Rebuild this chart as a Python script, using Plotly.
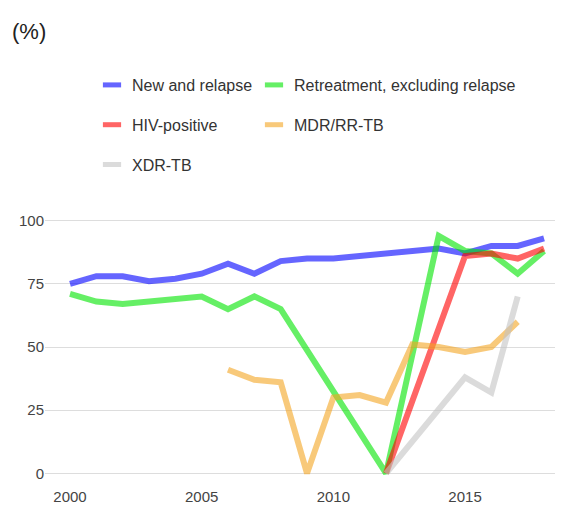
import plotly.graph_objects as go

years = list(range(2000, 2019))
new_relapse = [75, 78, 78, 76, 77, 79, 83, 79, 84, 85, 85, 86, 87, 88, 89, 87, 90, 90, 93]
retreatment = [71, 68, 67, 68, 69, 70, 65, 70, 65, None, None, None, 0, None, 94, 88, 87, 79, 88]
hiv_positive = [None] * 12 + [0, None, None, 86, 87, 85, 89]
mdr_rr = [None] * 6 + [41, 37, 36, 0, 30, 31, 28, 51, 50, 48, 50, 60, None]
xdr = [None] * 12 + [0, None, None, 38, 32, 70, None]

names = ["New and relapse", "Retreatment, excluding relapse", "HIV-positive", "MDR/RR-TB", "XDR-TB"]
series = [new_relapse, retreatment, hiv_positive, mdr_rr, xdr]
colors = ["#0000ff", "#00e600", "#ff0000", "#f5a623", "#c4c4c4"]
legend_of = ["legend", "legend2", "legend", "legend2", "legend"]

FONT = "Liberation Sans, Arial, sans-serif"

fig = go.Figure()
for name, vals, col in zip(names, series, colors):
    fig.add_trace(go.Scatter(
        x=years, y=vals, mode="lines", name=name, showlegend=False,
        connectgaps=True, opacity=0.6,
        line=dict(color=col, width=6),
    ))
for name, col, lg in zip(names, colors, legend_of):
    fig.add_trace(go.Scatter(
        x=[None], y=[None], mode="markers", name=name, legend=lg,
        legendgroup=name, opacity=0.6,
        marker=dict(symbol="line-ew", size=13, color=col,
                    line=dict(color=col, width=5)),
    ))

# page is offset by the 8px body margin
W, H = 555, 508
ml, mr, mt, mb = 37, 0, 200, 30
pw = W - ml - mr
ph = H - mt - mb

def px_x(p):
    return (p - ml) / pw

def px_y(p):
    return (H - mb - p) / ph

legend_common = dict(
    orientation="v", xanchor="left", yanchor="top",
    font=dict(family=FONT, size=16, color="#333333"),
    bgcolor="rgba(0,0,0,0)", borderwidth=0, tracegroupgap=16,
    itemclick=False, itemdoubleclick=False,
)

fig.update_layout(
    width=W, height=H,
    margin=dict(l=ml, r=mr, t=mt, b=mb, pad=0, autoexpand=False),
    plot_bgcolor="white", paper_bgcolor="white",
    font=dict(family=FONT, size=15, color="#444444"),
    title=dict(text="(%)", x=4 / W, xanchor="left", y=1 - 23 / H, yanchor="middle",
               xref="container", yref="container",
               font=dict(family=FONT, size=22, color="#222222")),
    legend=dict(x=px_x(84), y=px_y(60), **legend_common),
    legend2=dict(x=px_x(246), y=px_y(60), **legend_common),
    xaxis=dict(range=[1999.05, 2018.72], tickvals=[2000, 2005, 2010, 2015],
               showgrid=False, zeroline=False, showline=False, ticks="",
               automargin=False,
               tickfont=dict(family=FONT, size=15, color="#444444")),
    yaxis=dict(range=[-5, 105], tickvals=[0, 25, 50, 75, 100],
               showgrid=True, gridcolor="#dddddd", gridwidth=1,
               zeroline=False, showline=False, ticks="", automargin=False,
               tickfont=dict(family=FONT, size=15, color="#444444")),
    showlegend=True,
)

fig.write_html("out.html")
────
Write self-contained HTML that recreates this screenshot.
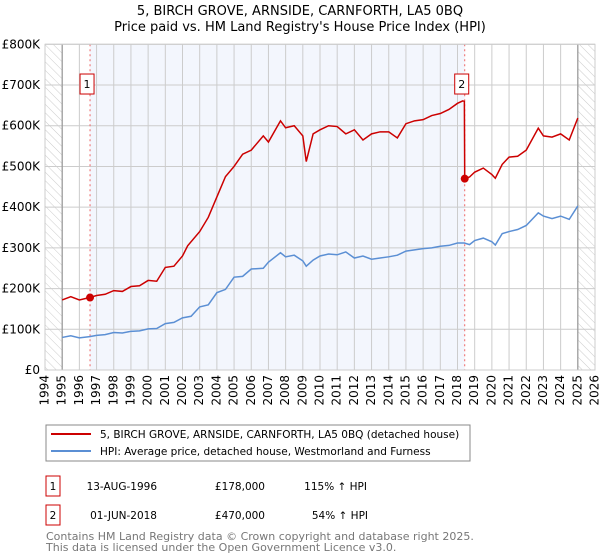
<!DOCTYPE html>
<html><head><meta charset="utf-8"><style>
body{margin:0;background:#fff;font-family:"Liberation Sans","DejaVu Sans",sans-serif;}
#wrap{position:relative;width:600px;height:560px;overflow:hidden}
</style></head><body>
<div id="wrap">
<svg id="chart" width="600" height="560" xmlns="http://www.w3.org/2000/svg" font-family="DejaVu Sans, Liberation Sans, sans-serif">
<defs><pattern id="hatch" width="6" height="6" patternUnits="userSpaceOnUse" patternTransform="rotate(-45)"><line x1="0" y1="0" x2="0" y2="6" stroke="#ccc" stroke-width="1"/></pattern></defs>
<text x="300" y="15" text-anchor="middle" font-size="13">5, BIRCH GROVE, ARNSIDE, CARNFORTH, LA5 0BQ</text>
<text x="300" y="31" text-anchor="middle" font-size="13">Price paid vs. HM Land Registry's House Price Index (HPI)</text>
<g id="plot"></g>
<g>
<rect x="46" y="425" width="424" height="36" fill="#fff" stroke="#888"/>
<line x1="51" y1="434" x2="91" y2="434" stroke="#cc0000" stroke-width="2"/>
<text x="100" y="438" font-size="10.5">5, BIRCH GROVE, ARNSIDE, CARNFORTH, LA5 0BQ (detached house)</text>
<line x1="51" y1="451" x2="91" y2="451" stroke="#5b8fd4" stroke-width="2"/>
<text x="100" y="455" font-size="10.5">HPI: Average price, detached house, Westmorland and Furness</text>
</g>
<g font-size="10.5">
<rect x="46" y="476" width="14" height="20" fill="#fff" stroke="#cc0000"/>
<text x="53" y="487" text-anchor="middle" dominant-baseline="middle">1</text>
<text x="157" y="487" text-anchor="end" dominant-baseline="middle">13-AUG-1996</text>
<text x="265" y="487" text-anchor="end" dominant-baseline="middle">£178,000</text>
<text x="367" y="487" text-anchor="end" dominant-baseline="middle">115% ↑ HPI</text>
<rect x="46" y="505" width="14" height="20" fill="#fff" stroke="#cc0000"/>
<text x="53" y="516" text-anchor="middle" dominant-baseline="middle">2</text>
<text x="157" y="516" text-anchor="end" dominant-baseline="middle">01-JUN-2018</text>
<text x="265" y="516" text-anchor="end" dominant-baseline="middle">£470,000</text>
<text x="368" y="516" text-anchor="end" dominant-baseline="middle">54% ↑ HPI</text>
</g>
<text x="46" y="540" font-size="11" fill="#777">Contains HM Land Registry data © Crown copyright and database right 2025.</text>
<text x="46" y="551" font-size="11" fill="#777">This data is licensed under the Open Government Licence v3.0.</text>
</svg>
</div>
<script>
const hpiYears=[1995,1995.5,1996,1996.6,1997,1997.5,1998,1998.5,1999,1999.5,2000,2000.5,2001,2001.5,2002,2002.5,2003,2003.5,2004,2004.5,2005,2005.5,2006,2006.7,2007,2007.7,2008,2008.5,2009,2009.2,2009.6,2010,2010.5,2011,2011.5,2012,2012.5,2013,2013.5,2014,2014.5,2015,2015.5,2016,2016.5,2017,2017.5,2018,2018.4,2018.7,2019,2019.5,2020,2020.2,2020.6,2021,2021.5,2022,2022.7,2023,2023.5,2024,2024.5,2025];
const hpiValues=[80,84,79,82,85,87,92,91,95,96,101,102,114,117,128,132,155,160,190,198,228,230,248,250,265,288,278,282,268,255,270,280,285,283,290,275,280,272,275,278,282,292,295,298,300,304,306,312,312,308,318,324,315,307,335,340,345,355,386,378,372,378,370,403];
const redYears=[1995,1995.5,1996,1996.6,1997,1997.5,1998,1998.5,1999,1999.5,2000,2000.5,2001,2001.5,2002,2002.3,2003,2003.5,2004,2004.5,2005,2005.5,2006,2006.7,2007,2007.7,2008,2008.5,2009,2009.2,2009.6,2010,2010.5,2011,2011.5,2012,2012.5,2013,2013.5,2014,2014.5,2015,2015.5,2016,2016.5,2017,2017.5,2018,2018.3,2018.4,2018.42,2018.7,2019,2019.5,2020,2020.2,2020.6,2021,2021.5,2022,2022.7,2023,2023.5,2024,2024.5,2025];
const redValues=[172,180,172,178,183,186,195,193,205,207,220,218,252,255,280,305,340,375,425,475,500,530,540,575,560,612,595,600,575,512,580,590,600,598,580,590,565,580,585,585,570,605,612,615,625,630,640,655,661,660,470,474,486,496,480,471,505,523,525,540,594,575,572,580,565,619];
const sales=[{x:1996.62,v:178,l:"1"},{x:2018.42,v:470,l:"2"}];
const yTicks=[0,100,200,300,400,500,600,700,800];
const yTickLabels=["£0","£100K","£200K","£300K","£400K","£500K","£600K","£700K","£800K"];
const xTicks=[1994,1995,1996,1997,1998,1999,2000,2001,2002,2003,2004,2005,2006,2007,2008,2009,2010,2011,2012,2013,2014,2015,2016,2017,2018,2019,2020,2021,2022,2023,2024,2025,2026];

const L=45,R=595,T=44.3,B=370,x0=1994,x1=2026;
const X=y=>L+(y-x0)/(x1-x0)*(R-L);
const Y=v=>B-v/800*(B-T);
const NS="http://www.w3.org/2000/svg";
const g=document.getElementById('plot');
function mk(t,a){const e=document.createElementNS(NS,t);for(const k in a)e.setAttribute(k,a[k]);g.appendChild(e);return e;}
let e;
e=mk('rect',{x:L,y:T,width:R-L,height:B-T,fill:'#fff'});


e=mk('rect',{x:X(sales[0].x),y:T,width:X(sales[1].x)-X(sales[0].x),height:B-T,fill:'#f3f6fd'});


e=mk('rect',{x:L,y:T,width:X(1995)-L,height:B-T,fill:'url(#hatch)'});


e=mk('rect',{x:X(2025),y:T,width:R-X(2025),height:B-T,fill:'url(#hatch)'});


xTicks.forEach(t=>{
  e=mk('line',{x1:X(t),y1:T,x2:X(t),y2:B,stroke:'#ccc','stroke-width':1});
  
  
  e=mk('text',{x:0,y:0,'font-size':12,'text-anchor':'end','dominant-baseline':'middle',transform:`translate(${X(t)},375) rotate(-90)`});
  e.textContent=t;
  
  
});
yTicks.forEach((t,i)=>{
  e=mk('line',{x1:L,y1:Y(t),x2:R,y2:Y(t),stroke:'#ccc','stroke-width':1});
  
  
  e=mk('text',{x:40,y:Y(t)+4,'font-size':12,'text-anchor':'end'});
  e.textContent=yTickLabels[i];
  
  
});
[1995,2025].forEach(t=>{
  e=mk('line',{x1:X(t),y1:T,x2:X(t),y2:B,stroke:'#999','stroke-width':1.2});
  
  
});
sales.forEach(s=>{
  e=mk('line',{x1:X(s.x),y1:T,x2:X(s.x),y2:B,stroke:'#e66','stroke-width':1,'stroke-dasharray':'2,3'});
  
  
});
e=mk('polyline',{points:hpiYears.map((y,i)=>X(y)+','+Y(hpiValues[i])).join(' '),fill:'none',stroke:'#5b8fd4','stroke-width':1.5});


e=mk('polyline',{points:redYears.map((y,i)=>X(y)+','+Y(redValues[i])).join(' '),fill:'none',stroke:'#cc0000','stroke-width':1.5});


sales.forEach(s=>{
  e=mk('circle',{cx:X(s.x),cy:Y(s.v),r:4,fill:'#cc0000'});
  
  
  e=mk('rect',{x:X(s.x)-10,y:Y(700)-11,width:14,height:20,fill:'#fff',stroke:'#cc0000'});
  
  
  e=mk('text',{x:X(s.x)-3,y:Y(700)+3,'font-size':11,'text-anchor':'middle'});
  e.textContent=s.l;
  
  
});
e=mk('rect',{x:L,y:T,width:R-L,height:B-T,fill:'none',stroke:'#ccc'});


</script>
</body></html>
────
Given instruction: Using the entries above, transcribe every line from the line containing "Rebuild this chart" through the line containing "import plotly.graph_objects as go". Do not copy pictures.

Response to this task:
Rebuild this chart as a Python script, using Plotly.
import plotly.graph_objects as go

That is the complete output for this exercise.